--- Start Supplied material ---

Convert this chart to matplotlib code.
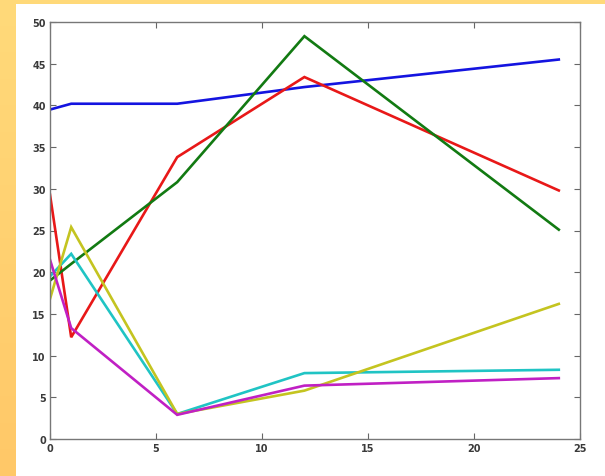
import numpy as np
import matplotlib
matplotlib.use("Agg")
import matplotlib.pyplot as plt
from matplotlib.patches import Rectangle

# Sample times and measured series
hours = [0, 1, 6, 12, 24]
blue_vals = [39.5, 40.2, 40.2, 42.2, 45.5]
red_vals = [29.3, 12.2, 33.8, 43.4, 29.8]
green_vals = [19.0, 21.0, 30.8, 48.3, 25.1]
cyan_vals = [19.5, 22.2, 3.0, 7.9, 8.3]
yellow_vals = [16.8, 25.4, 3.0, 5.8, 16.2]
magenta_vals = [21.5, 13.3, 2.9, 6.4, 7.3]

x_ticks = [0, 5, 10, 15, 20, 25]
y_ticks = [0, 5, 10, 15, 20, 25, 30, 35, 40, 45, 50]

W, H = 605, 477
fig = plt.figure(figsize=(W / 100, H / 100), dpi=100)

# warm gradient backdrop
bg = fig.add_axes([0, 0, 1, 1])
bg.set_axis_off()
t = np.linspace(0, 1, H)[:, None, None]
top = np.array([255, 218, 122]) / 255
bottom = np.array([255, 200, 104]) / 255
grad = np.broadcast_to(top * (1 - t) + bottom * t, (H, W, 3))
bg.imshow(grad, aspect="auto", extent=[0, W, H, 0])
bg.add_patch(Rectangle((16, 5), W - 16, H - 5, facecolor="white", edgecolor="none"))
bg.set_xlim(0, W)
bg.set_ylim(H, 0)

ax = fig.add_axes([50 / W, (H - 440) / H, 530 / W, 417 / H])
ax.set_facecolor("white")

series = [
    (blue_vals, "#1414e0"),
    (red_vals, "#e81818"),
    (green_vals, "#127a12"),
    (cyan_vals, "#20c4c4"),
    (yellow_vals, "#c4c420"),
    (magenta_vals, "#c020c4"),
]
for vals, col in series:
    ax.plot(hours, vals, color=col, linewidth=1.9, solid_joinstyle="miter")

ax.set_xlim(0, 25)
ax.set_ylim(0, 50)
ax.set_xticks(x_ticks)
ax.set_yticks(y_ticks)
ax.tick_params(direction="in", top=True, right=True, length=4, width=0.8,
               color="#666666", labelsize=7, labelcolor="#3a3a3a", pad=3)
for lbl in ax.get_xticklabels() + ax.get_yticklabels():
    lbl.set_fontweight("bold")
for sp in ax.spines.values():
    sp.set_color("#777777")
    sp.set_linewidth(1.0)

fig.savefig("out.png", dpi=100)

--- End Supplied material ---

▶ [The exercise]:
Exactly as written, please give again the lines from the beginning of the listing through the line containing "fig = plt.figure(figsize=(W", inclusive, without any pictures.

▶ [Written response]:
Convert this chart to matplotlib code.
import numpy as np
import matplotlib
matplotlib.use("Agg")
import matplotlib.pyplot as plt
from matplotlib.patches import Rectangle

# Sample times and measured series
hours = [0, 1, 6, 12, 24]
blue_vals = [39.5, 40.2, 40.2, 42.2, 45.5]
red_vals = [29.3, 12.2, 33.8, 43.4, 29.8]
green_vals = [19.0, 21.0, 30.8, 48.3, 25.1]
cyan_vals = [19.5, 22.2, 3.0, 7.9, 8.3]
yellow_vals = [16.8, 25.4, 3.0, 5.8, 16.2]
magenta_vals = [21.5, 13.3, 2.9, 6.4, 7.3]

x_ticks = [0, 5, 10, 15, 20, 25]
y_ticks = [0, 5, 10, 15, 20, 25, 30, 35, 40, 45, 50]

W, H = 605, 477
fig = plt.figure(figsize=(W / 100, H / 100), dpi=100)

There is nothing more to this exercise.